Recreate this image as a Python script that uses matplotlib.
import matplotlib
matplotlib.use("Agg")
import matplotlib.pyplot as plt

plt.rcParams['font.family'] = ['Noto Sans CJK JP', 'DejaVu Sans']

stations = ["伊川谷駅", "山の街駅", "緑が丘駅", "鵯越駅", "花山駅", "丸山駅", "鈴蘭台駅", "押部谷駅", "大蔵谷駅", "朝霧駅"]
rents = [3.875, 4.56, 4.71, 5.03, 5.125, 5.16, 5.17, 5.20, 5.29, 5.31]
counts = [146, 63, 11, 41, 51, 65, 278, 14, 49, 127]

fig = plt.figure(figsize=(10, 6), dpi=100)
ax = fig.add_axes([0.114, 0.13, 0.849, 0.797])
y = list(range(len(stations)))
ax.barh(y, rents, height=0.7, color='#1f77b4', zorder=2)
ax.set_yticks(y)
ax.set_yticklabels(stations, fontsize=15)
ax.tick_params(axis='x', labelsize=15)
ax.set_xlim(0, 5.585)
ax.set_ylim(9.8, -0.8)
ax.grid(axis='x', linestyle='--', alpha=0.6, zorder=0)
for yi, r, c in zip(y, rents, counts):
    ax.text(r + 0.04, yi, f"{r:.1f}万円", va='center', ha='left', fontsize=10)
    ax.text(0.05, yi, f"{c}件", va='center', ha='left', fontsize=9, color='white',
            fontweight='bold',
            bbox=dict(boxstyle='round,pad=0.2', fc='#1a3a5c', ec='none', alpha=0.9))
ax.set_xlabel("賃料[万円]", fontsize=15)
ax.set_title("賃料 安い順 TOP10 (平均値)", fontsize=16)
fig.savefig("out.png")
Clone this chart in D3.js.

- **Problem statement**
Identify and list each line with the word "this".

- **Full output**
Recreate this image as a Python script that uses matplotlib.
Clone this chart in D3.js.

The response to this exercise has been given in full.